Projects structured with community land trusts, public-private partnerships, and local tax-abatement strategies can stabilize long-term costs while still delivering investor returns. In an environment where every dollar matters, innovation isn’t just about the construction of buildings—it’s about designing financial structures that protect residents from being priced out of their own communities.
BEYOND BRICKS AND MORTAR: CLOSING THE SOCIOECONOMIC GAP
Opportunity without inclusion is just another form of extraction. The census tracts that qualify for OZ designation are not just distressed markets—they are communities with untapped talent, entrepreneurs, and future leaders.
Investing in small business incubators, workforce development hubs, and clean-energy enterprises within OZs creates pathways out of poverty that real estate alone cannot deliver. These are the investments that close gaps in wealth and opportunity, not just for one generation but for many to come.
A DECADE OF ALIGNMENT
Over the next ten years, the nation faces a choice: will OZs become a vehicle for speculation, or a lever for shared prosperity? The answer depends on whether we can align the interests of capital and community.
For investors, the math is clear: OZs provide powerful tax advantages and stable, long-term returns. For communities, they offer the chance to address housing shortages, lower living costs, and reduce inequity.
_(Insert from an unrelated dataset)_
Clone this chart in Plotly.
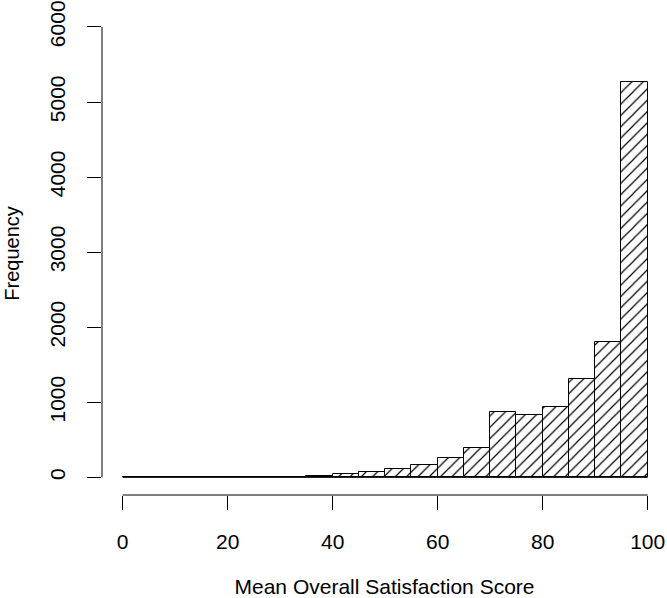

Aligning these interests requires accountability, transparency, and a commitment to inclusive development—but the reward is immense.
We have a once-in-a-generation chance to redefine what growth looks like. It is not enough to build buildings; we must build futures. If OZs are to fulfill their promise, they must become the connective tissue between capital and community, between opportunity and equity.
CLOSING THOUGHT
Opportunity alone is not enough—but when it is tied to lowering costs, stabilizing neighborhoods, and uplifting families, it becomes a powerful tool for justice. The next decade will test whether we have the imagination and the courage to use it wisely.
Because if we succeed, OZs won’t just be a tax strategy. They will be proof that when communities and capital pull in the same direction, we can solve the hardest challenges of our time.